Need to solved:

feature.py 238 extract_feature_hahog(image,config)
hahog’s feature descriptor is different from SIFT or SURF, its feature descriptor should sqrt to real desc.

Other Software

visualSfM, PhotoScan, ReCap 360, RealityCapture, Acute 3D Context Capture, etc.

Feature of Different SOFT

一控制整个工程的参数方法

renew a file called config.py

import os
import yaml
default_config_yaml =
'''use_exif_size: yes
default_focal_prior: 0.85'''
def default_config():
    '''Return default configuration
    '''
    return yaml.load(default_config_yaml)

The above function default_config() return a dict – {'use_exif_size': yes}

二 Feature Detection

Feature detection returns 3 values: p_unsorted, f_unsorted, c_unsorted
Corresponding to point positions and other things like size, respond, octave, etc, feature descriptor(n×128), color
p_unsorted is a matrix of NumFeatures * 6 for SIFT and SURF *4 for HAHOG

三 Incremental reconstruction

3.1 Initialization from 2 images with most matches

找到两张图共有的feature（feature-id, feature-x-y, feature-color, ）后，执行一下步骤

3.1.1 two_view_reconstruction

pixel_bearing
首先将每张图片对应的feature points通过cv2.undistorPoints(Point,K, distortion).reshape((-1,2))
该函数要求Point需要是三维的数组，namely,[[[a,b]],[[c,d]],[[e,f]]]
如果是[[],[],[]]这种，用reshape((-1,1,2)) np.array子函数reshape
K为np.array([[a,b,c],[a,b,c],[a,b,c]])
distortion为np.array([a,b,c,d])
将上述函数得到的结果扩展一列，变为齐次坐标homogeneous，然后取范数为1
homogeneous / np.linalg.norm(homogeneous, axis = 1)[:, np.newaxis]
求范数可在在Python tips中找到为何加:, np.newaxis

3.1.2 R, t and inliers

通过OpenGV找到矫正feature points关系,得到矫正后的2D points: b1 and b2，算出两视图R和t(with OpenGV)，及使用到的inliers

插播一下R和t求法

求解R和t使用的是对极约束相关内容：

极线 epipolar line

epipolar line 1 epipolar line 2

\[X_2^T E X_1 = 0\]

We know \(E X_1 = 0\), means epipolar line.(一副图中的一点乘以E等于另一个视角中的极线)

epipolar point 1 epipolar point 2

一个视角中的点乘以E得到的极线在另一个视图中汇聚成一个点，这个点就是极点，由于极点是2自由度，所以rank(E)=2

def run_relative_pose_ransac(b1, b2, method, threshold, iterations):
    return pyopengv.relative_pose_ransac(b1, b2, method, threshold, iterations)

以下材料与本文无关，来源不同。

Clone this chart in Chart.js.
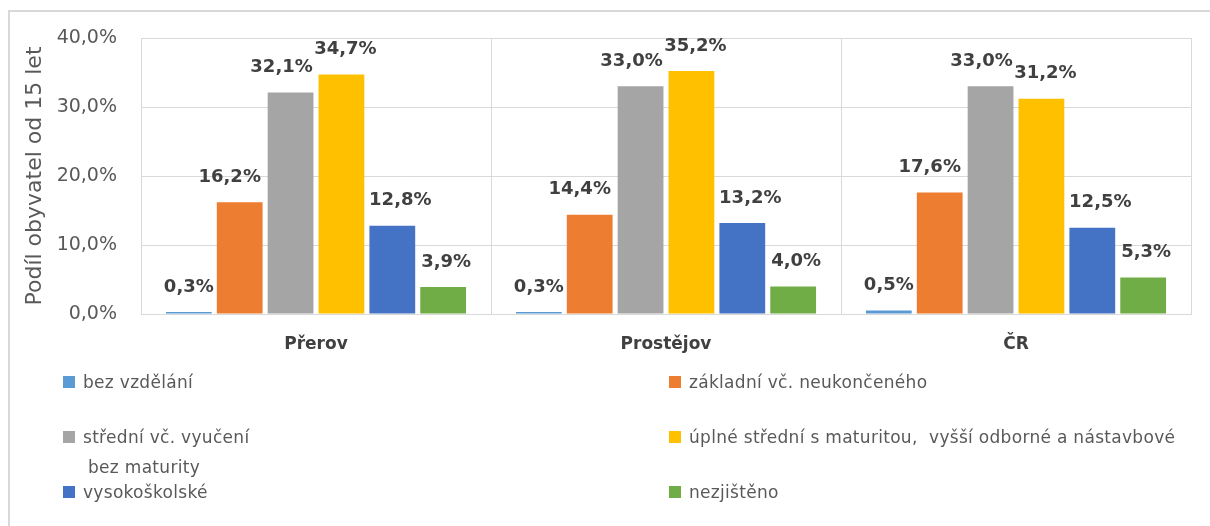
<!DOCTYPE html>
<html>
<head>
<meta charset="utf-8">
<script src="https://cdn.jsdelivr.net/npm/chart.js@4"></script>
<style>
  body { margin: 0; background: #fff; }
  #wrap { position: relative; width: 1210px; height: 526px; overflow: hidden; }
  #frame { position: absolute; left: 8px; top: 10px; width: 1300px; height: 600px;
           border-left: 2px solid #d9d9d9; border-top: 2px solid #d9d9d9; }
  canvas { position: absolute; left: 0; top: 0; }
  .leg { position: absolute; font-family: "DejaVu Sans", sans-serif; font-size: 17px;
         letter-spacing: 0.3px; color: #595959; line-height: 30px; white-space: pre; }
  .leg .sw { position: absolute; left: 0; top: 9px; width: 12px; height: 12px; }
  .leg .tx { position: absolute; left: 20px; top: 0; }
</style>
</head>
<body>
<div id="wrap">
  <div id="frame"></div>
  <canvas id="chart" width="1210" height="526"></canvas>
  <div id="legend"></div>
</div>
<script>
const categories = ["Přerov", "Prostějov", "ČR"];
const seriesNames = [
  "bez vzdělání",
  "základní vč. neukončeného",
  "střední vč. vyučení\nbez maturity",
  "úplné střední s maturitou,  vyšší odborné a nástavbové",
  "vysokoškolské",
  "nezjištěno",
];
const bezVzdelani = [0.3, 0.3, 0.5];
const zakladni = [16.2, 14.4, 17.6];
const stredniBezMaturity = [32.1, 33.0, 33.0];
const uplneStredni = [34.7, 35.2, 31.2];
const vysokoskolske = [12.8, 13.2, 12.5];
const nezjisteno = [3.9, 4.0, 5.3];
const yTicks = [0, 10, 20, 30, 40];

const seriesValues = [bezVzdelani, zakladni, stredniBezMaturity, uplneStredni, vysokoskolske, nezjisteno];
const seriesColors = ["#5b9bd5", "#ed7d31", "#a5a5a5", "#ffc000", "#4472c4", "#70ad47"];
// small horizontal shifts of the value labels, as in the original
const labelNudge = [0, -10, -9, 4, 8, 3];

const fmt = (v) => v.toFixed(1).replace(".", ",") + "%";
const FONT = '"DejaVu Sans", sans-serif';

const valueLabels = {
  id: "valueLabels",
  afterDatasetsDraw(chart) {
    const ctx = chart.ctx;
    ctx.save();
    ctx.font = 'bold 18px ' + FONT;
    ctx.fillStyle = "#404040";
    ctx.textAlign = "center";
    ctx.textBaseline = "middle";
    chart.data.datasets.forEach((ds, i) => {
      chart.getDatasetMeta(i).data.forEach((bar, j) => {
        ctx.fillText(fmt(ds.data[j]), bar.x + labelNudge[i], bar.y - 25);
      });
    });
    ctx.restore();
  },
};

new Chart(document.getElementById("chart"), {
  type: "bar",
  data: {
    labels: categories,
    datasets: seriesNames.map((name, i) => ({
      label: name.replace("\n", " "),
      data: seriesValues[i],
      backgroundColor: seriesColors[i],
      borderWidth: 0,
      categoryPercentage: 0.872,
      barPercentage: 0.9,
    })),
  },
  options: {
    responsive: false,
    animation: false,
    layout: { padding: { left: 0, top: 38, right: 19, bottom: 172 } },
    plugins: { legend: { display: false }, tooltip: { enabled: false } },
    scales: {
      x: {
        grid: { color: "#d9d9d9", offset: true, drawTicks: false },
        border: { color: "#d9d9d9" },
        ticks: { color: "#404040", padding: 20, font: { family: FONT, size: 17, weight: "bold" } },
        afterFit(s) { s.height = 40; },
      },
      y: {
        min: yTicks[0],
        max: yTicks[yTicks.length - 1],
        grid: { color: "#d9d9d9", drawTicks: false },
        border: { color: "#d9d9d9" },
        ticks: {
          stepSize: 10,
          padding: 24,
          color: "#595959",
          font: { family: FONT, size: 19 },
          callback: (v) => fmt(v),
        },
        title: {
          display: true,
          text: "Podíl obyvatel od 15 let",
          color: "#595959",
          font: { family: FONT, size: 22 },
          padding: { top: 22, bottom: 0 },
        },
        afterFit(s) { s.width = 141; },
      },
    },
  },
  plugins: [valueLabels],
});

// legend: two columns, three rows
const legCols = [63, 669];
const legRows = [382, 437, 492];
const legend = document.getElementById("legend");
seriesNames.forEach((name, i) => {
  const item = document.createElement("div");
  item.className = "leg";
  item.style.left = legCols[i % 2] + "px";
  item.style.top = legRows[Math.floor(i / 2)] - 15 + "px";
  const lines = name.split("\n").map((l, k) =>
    `<div style="margin-left:${k ? 5 : 0}px">${l}</div>`).join("");
  item.innerHTML = `<span class="sw" style="background:${seriesColors[i]}"></span><div class="tx">${lines}</div>`;
  legend.appendChild(item);
});
</script>
</body>
</html>
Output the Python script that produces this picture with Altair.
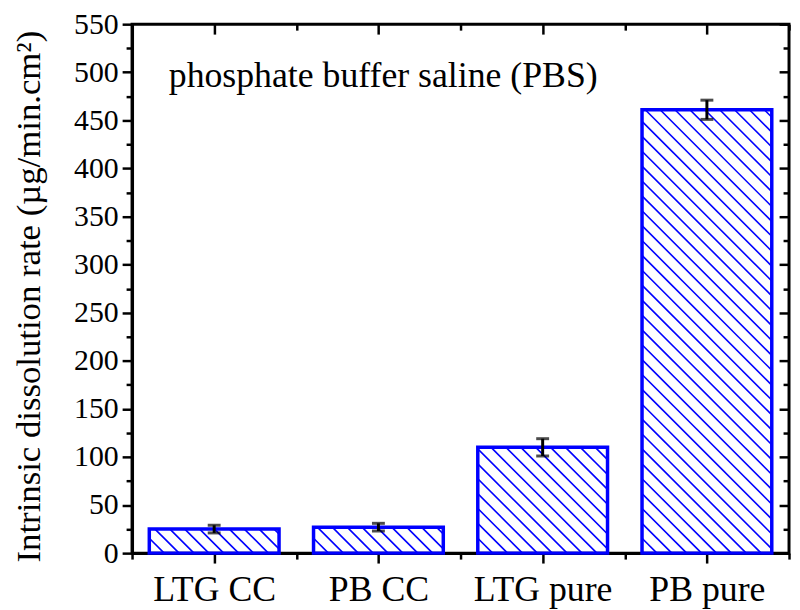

def run_relative_pose_optimize_nonlinear(b1, b2, t, R):
    return pyopengv.relative_pose_optimize_nonlinear(b1, b2, t, R)

由于需要8对点才能计算基本矩阵（相机内参已知的情况下），所以会有Ransac方法和最小二乘法

插播一下inliers求法

需要通过R，t和事先设定的阈值，删除不满足阈值的feature points: b1 and b2,具体函数为

def _two_view_reconstruction_inliers(b1, b2, R, t, threshold):
    p = pyopengv.triangulation_triangulate(b1, b2, t, R)

    br1 = p.copy()
    br1 /= np.linalg.norm(br1, axis=1)[:, np.newaxis]

    br2 = R.T.dot((p - t).T).T
    br2 /= np.linalg.norm(br2, axis=1)[:, np.newaxis]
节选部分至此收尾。